Julien Morice : Oui, aux Trois jours des Flandres, je fais une 25ème place au prologue. A vrai dire, je pensais faire un peu mieux mais j’avais couru le grand prix de Samyn le mercredi et je sortais tout juste de la piste. Au Samyn, il y avait 200 bornes et j’ai fini la course complètement râpé. La récupération n’a pas été optimale pour le prologue le vendredi. La transition entre la piste et la route a été compliquée. Je faisais 150 bornes, puis tout me lâchait d’un coup. Je finissais comme je pouvais. Et quand tu as 50 bornes à faire comme tu peux, des fois, c’est long ! (Rires) Mais les jambes reviennent bien. Et puis la piste m’a apporté beaucoup au niveau de l’intensité. Quand ça roule vite, il n’y a pas de problème.

Culture Sport : Justement, le World Tour, ça va vite ?
Julien Morice : C’est un peu de la moto GP, ouais ! Quand les grandes équipes mettent en route, il n’y a pas photo. Surtout pour nous qui travaillons avant… Déjà que je m’entamais la pâte en étant en tête du peloton, quand la vraie course commençait et que les cols arrivaient… Le contact était assez difficile à maintenir ! Mais cela permet de s’aguerrir. Au fil des mois et des années, cela ira mieux. De toute façon, il faut passer par là ! Le Tour de Catalogne, son plateau, son dénivelé… Avant de commencer, tu sais que tu vas recevoir.
Culture Sport : En dehors de cette escapade catalane, on t’a pas mal vu plus au nord ?

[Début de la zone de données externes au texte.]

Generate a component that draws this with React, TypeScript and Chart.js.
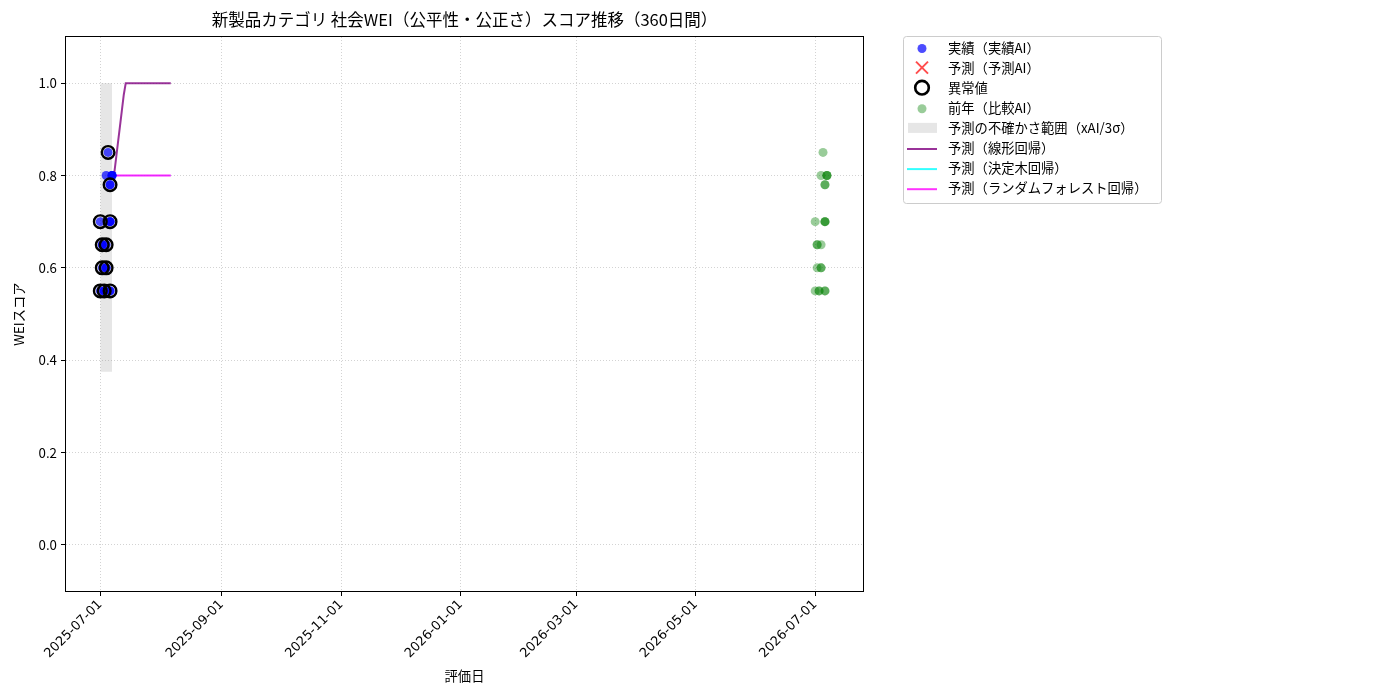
import { useEffect, useRef } from 'react';
import { Chart, registerables } from 'chart.js';
import type { Plugin } from 'chart.js';

Chart.register(...registerables);

const FONT = '"Noto Sans CJK JP", "Noto Sans", sans-serif';
const TICK_FONT = '"DejaVu Sans", sans-serif';

// 実績（実績AI）
const actualDates = [
    '2025-07-05', '2025-07-04', '2025-07-07', '2025-07-07', '2025-07-07', '2025-07-06', '2025-07-06',
    '2025-07-01', '2025-07-06', '2025-07-06', '2025-07-06', '2025-07-02', '2025-07-02', '2025-07-04',
    '2025-07-02', '2025-07-04', '2025-07-04', '2025-07-01', '2025-07-03', '2025-07-03', '2025-07-06',
    '2025-07-06',
];
const actualValues = [
    0.85, 0.80, 0.80, 0.80, 0.80, 0.78, 0.78,
    0.70, 0.70, 0.70, 0.70, 0.65, 0.65, 0.65,
    0.60, 0.60, 0.60, 0.55, 0.55, 0.55, 0.55,
    0.55,
];

// 異常値
const anomalyDates = [
    '2025-07-05', '2025-07-06', '2025-07-01', '2025-07-06', '2025-07-02', '2025-07-04', '2025-07-02',
    '2025-07-04', '2025-07-01', '2025-07-03', '2025-07-06',
];
const anomalyValues = [0.85, 0.78, 0.70, 0.70, 0.65, 0.65, 0.60, 0.60, 0.55, 0.55, 0.55];

// 前年（比較AI）
const prevYearDates = [
    '2026-07-05', '2026-07-04', '2026-07-07', '2026-07-07', '2026-07-07', '2026-07-06', '2026-07-06',
    '2026-07-01', '2026-07-06', '2026-07-06', '2026-07-06', '2026-07-02', '2026-07-02', '2026-07-04',
    '2026-07-02', '2026-07-04', '2026-07-04', '2026-07-01', '2026-07-03', '2026-07-03', '2026-07-06',
    '2026-07-06',
];
const prevYearValues = [
    0.85, 0.80, 0.80, 0.80, 0.80, 0.78, 0.78,
    0.70, 0.70, 0.70, 0.70, 0.65, 0.65, 0.65,
    0.60, 0.60, 0.60, 0.55, 0.55, 0.55, 0.55,
    0.55,
];

// 予測期間
const forecastDates = [
    '2025-07-08', '2025-07-09', '2025-07-10', '2025-07-11', '2025-07-12', '2025-07-13', '2025-07-14',
    '2025-07-15', '2025-07-16', '2025-07-17', '2025-07-18', '2025-07-19', '2025-07-20', '2025-07-21',
    '2025-07-22', '2025-07-23', '2025-07-24', '2025-07-25', '2025-07-26', '2025-07-27', '2025-07-28',
    '2025-07-29', '2025-07-30', '2025-07-31', '2025-08-01', '2025-08-02', '2025-08-03', '2025-08-04',
    '2025-08-05', '2025-08-06',
];
const linearForecast = [
    0.80, 0.835, 0.87, 0.905, 0.94, 0.975, 1.0, 1.0, 1.0, 1.0, 1.0, 1.0, 1.0, 1.0, 1.0,
    1.0, 1.0, 1.0, 1.0, 1.0, 1.0, 1.0, 1.0, 1.0, 1.0, 1.0, 1.0, 1.0, 1.0, 1.0,
];
const treeForecast = [
    0.80, 0.80, 0.80, 0.80, 0.80, 0.80, 0.80, 0.80, 0.80, 0.80, 0.80, 0.80, 0.80, 0.80, 0.80,
    0.80, 0.80, 0.80, 0.80, 0.80, 0.80, 0.80, 0.80, 0.80, 0.80, 0.80, 0.80, 0.80, 0.80, 0.80,
];
const forestForecast = [
    0.80, 0.80, 0.80, 0.80, 0.80, 0.80, 0.80, 0.80, 0.80, 0.80, 0.80, 0.80, 0.80, 0.80, 0.80,
    0.80, 0.80, 0.80, 0.80, 0.80, 0.80, 0.80, 0.80, 0.80, 0.80, 0.80, 0.80, 0.80, 0.80, 0.80,
];

// 予測の不確かさ範囲
const bandDates = ['2025-07-01', '2025-07-07'];
const bandLower = [0.375, 0.375];
const bandUpper = [1.0, 1.0];

const xTickLabels = ['2025-07-01', '2025-09-01', '2025-11-01', '2026-01-01', '2026-03-01', '2026-05-01', '2026-07-01'];
const yTickValues = [0.0, 0.2, 0.4, 0.6, 0.8, 1.0];
const xLimits = ['2025-06-13T12:00:00Z', '2026-07-25T10:00:00Z'];
const yLimits = [-0.1, 1.1];

const TITLE = '新製品カテゴリ 社会WEI（公平性・公正さ）スコア推移（360日間）';
const legendLabels = [
    '実績（実績AI）', '予測（予測AI）', '異常値', '前年（比較AI）',
    '予測の不確かさ範囲（xAI/3σ）', '予測（線形回帰）', '予測（決定木回帰）', '予測（ランダムフォレスト回帰）',
];

const C_BLUE = 'rgba(0,0,255,0.7)';
const C_RED = 'rgba(255,0,0,0.7)';
const C_GREEN = 'rgba(0,128,0,0.4)';
const C_BAND = 'rgba(128,128,128,0.2)';
const C_PURPLE = 'rgba(128,0,128,0.8)';
const C_CYAN = 'rgba(0,255,255,0.8)';
const C_MAGENTA = 'rgba(255,0,255,0.8)';

const toMs = (d: string) => Date.parse(d.length === 10 ? d + 'T00:00:00Z' : d);
const pts = (dates: string[], values: number[]) => dates.map((d, i) => ({ x: toMs(d), y: values[i] }));

// frame, title and legend drawn like the matplotlib figure
const decorPlugin: Plugin = {
    id: 'decor',
    afterDraw(chart) {
        const { ctx, chartArea } = chart;
        const { left, top, right, bottom } = chartArea;
        ctx.save();
        ctx.strokeStyle = '#000';
        ctx.lineWidth = 1;
        ctx.strokeRect(Math.round(left) - 0.5, Math.round(top) - 0.5, Math.round(right - left) + 1, Math.round(bottom - top) + 1);

        ctx.fillStyle = '#000';
        ctx.font = `16.5px ${FONT}`;
        ctx.textAlign = 'center';
        ctx.textBaseline = 'middle';
        ctx.fillText(TITLE, (left + right) / 2, 20);

        // legend box
        const bx = 903.5, by = 36.5, bw = 258, bh = 167;
        ctx.beginPath();
        ctx.roundRect(bx, by, bw, bh, 3);
        ctx.fillStyle = 'rgba(255,255,255,0.8)';
        ctx.fill();
        ctx.strokeStyle = '#cccccc';
        ctx.lineWidth = 1;
        ctx.stroke();

        const mx = 922;
        legendLabels.forEach((label, i) => {
            const y = 47.5 + i * 20.1;
            ctx.save();
            if (i === 0 || i === 3) {
                ctx.beginPath();
                ctx.arc(mx, y + 1, 4.5, 0, Math.PI * 2);
                ctx.fillStyle = i === 0 ? C_BLUE : C_GREEN;
                ctx.fill();
            } else if (i === 1) {
                ctx.strokeStyle = C_RED;
                ctx.lineWidth = 2;
                ctx.beginPath();
                ctx.moveTo(mx - 6, y - 6);
                ctx.lineTo(mx + 6, y + 6);
                ctx.moveTo(mx + 6, y - 6);
                ctx.lineTo(mx - 6, y + 6);
                ctx.stroke();
            } else if (i === 2) {
                ctx.beginPath();
                ctx.arc(mx, y, 6.8, 0, Math.PI * 2);
                ctx.strokeStyle = '#000';
                ctx.lineWidth = 2.6;
                ctx.stroke();
            } else if (i === 4) {
                ctx.fillStyle = C_BAND;
                ctx.fillRect(908, y - 5, 29, 10);
            } else {
                ctx.strokeStyle = [C_PURPLE, C_CYAN, C_MAGENTA][i - 5];
                ctx.lineWidth = 2;
                ctx.beginPath();
                ctx.moveTo(907, y + 1);
                ctx.lineTo(937, y + 1);
                ctx.stroke();
            }
            ctx.restore();
            ctx.fillStyle = '#000';
            ctx.font = `13.3px ${FONT}`;
            ctx.textAlign = 'left';
            ctx.textBaseline = 'middle';
            ctx.fillText(label, 948, y);
        });
        ctx.restore();
    },
};

const WeiChart: React.FC = () => {
    const chartRef = useRef<HTMLCanvasElement | null>(null);

    useEffect(() => {
        const ctx = chartRef.current?.getContext('2d');
        if (!ctx) return;

        const lineDs = (label: string, data: { x: number; y: number }[], color: string, width = 2) => ({
            type: 'line' as const,
            label,
            data,
            borderColor: color,
            borderWidth: width,
            pointRadius: 0,
            fill: false,
        });

        const gridOpts = {
            color: 'rgba(176,176,176,0.7)',
            lineWidth: 0.8,
            tickColor: '#000',
            tickWidth: 1,
            tickLength: 5,
            tickBorderDash: [],
        } as any;

        const chart = new Chart(ctx, {
            type: 'scatter',
            data: {
                datasets: [
                    {
                        label: '異常値',
                        data: pts(anomalyDates, anomalyValues),
                        pointRadius: 6.3,
                        pointBorderWidth: 2.4,
                        pointBorderColor: '#000',
                        pointBackgroundColor: 'rgba(0,0,0,0)',
                    },
                    {
                        label: '実績（実績AI）',
                        data: pts(actualDates, actualValues),
                        pointRadius: 4.5,
                        pointBorderWidth: 0,
                        pointBackgroundColor: C_BLUE,
                    },
                    {
                        label: '前年（比較AI）',
                        data: pts(prevYearDates, prevYearValues),
                        pointRadius: 4.5,
                        pointBorderWidth: 0,
                        pointBackgroundColor: C_GREEN,
                    },
                    lineDs('予測（ランダムフォレスト回帰）', pts(forecastDates, forestForecast), 'rgba(255,0,255,0.85)', 2.2),
                    lineDs('予測（決定木回帰）', pts(forecastDates, treeForecast), C_CYAN, 0.8),
                    lineDs('予測（線形回帰）', pts(forecastDates, linearForecast), C_PURPLE),
                    {
                        type: 'line' as const,
                        label: 'upper',
                        data: pts(bandDates, bandUpper),
                        borderWidth: 0,
                        pointRadius: 0,
                        backgroundColor: C_BAND,
                        fill: '+1',
                    },
                    {
                        type: 'line' as const,
                        label: 'lower',
                        data: pts(bandDates, bandLower),
                        borderWidth: 0,
                        pointRadius: 0,
                        fill: false,
                    },
                ] as any,
            },
            options: {
                animation: false,
                responsive: true,
                maintainAspectRatio: false,
                events: [],
                layout: { padding: { top: 37, right: 537, left: 0, bottom: 0 } },
                plugins: {
                    legend: { display: false },
                    tooltip: { enabled: false },
                    title: { display: false },
                },
                scales: {
                    x: {
                        type: 'linear',
                        min: toMs(xLimits[0]),
                        max: toMs(xLimits[1]),
                        afterBuildTicks: (scale) => {
                            scale.ticks = xTickLabels.map((d) => ({ value: toMs(d) }));
                        },
                        afterFit: (scale) => {
                            scale.height = 109;
                        },
                        ticks: {
                            autoSkip: false,
                            minRotation: 45,
                            maxRotation: 45,
                            padding: 1,
                            color: '#000',
                            font: { family: TICK_FONT, size: 13 },
                            callback: (v) => new Date(Number(v)).toISOString().slice(0, 10),
                        },
                        grid: gridOpts,
                        border: { display: false, dash: [1, 2] },
                        title: {
                            display: true,
                            text: '評価日',
                            color: '#000',
                            font: { family: FONT, size: 13.3 },
                            padding: { top: 0, bottom: 16 },
                        },
                    },
                    y: {
                        type: 'linear',
                        min: yLimits[0],
                        max: yLimits[1],
                        afterBuildTicks: (scale) => {
                            scale.ticks = yTickValues.map((v) => ({ value: v }));
                        },
                        afterFit: (scale) => {
                            scale.width = 66;
                        },
                        ticks: {
                            padding: 4,
                            color: '#000',
                            font: { family: FONT, size: 13.3 },
                            callback: (v) => Number(v).toFixed(1),
                        },
                        grid: gridOpts,
                        border: { display: false, dash: [1, 2] },
                        title: {
                            display: true,
                            text: 'WEIスコア',
                            color: '#000',
                            font: { family: FONT, size: 13.3 },
                            padding: { top: 11, bottom: 0 },
                        },
                    },
                },
            },
            plugins: [decorPlugin],
        });

        return () => {
            chart.destroy();
        };
    }, []);

    return (
        <div style={{ position: 'absolute', left: 0, top: 0, width: 1400, height: 700, background: '#fff' }}>
            <canvas ref={chartRef}></canvas>
        </div>
    );
};

export default function App() {
    return <WeiChart />;
}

Julien Morice : Et j’y suis encore. La Catalogne était justement prévue pour me faire prendre de la caisse et me donner un petit coup d’accélérateur. Mercredi, je courais le Grand Prix de l’Escaut…
Culture Sport : Et Paris-Roubaix dimanche !
Julien Morice : Oui, c’est une course qui fait rêver. C’est une des plus belles classiques de la saison mais aussi une des plus aléatoires. Je l’ai déjà faite trois fois en espoir. Trois fois j’ai goûté au bitume pour mon baptême ! L’année d’après, je suis arrivé pour la 12ème place. Et pour la dernière, j’ai dû arrêter à cause d’une blessure à la main. Tu as souvent le droit à ta petite chute journalière si tu n’es pas bien placé dans les premiers secteurs. Et encore, je n’ai jamais roulé sur des pavés mouillés… En World Tour, on va voir ce que cela donne. Dans les années à venir, j’espère pouvoir bien figurer dans ces courses-là. Aujourd’hui, les 260 km, je ne les ai pas encore totalement assimilés ! Donc, cela risque d’être difficile pour moi à un moment donné ou à un autre. Mais tout le monde n’a pas la chance de faire la dernière course de Sir Bradley Wiggins !
Après Paris-Roubaix, Julien Morice sera au GP de Denain (16 avril) avant de retrouver Saint-Quentin-en-Yvelines pour le stage de l’équipe de France sur piste. Il enchaînera ensuite avec le Grand prix de la Somme (3 mai) et les 4 jours de Dunkerque (6 au 10 mai).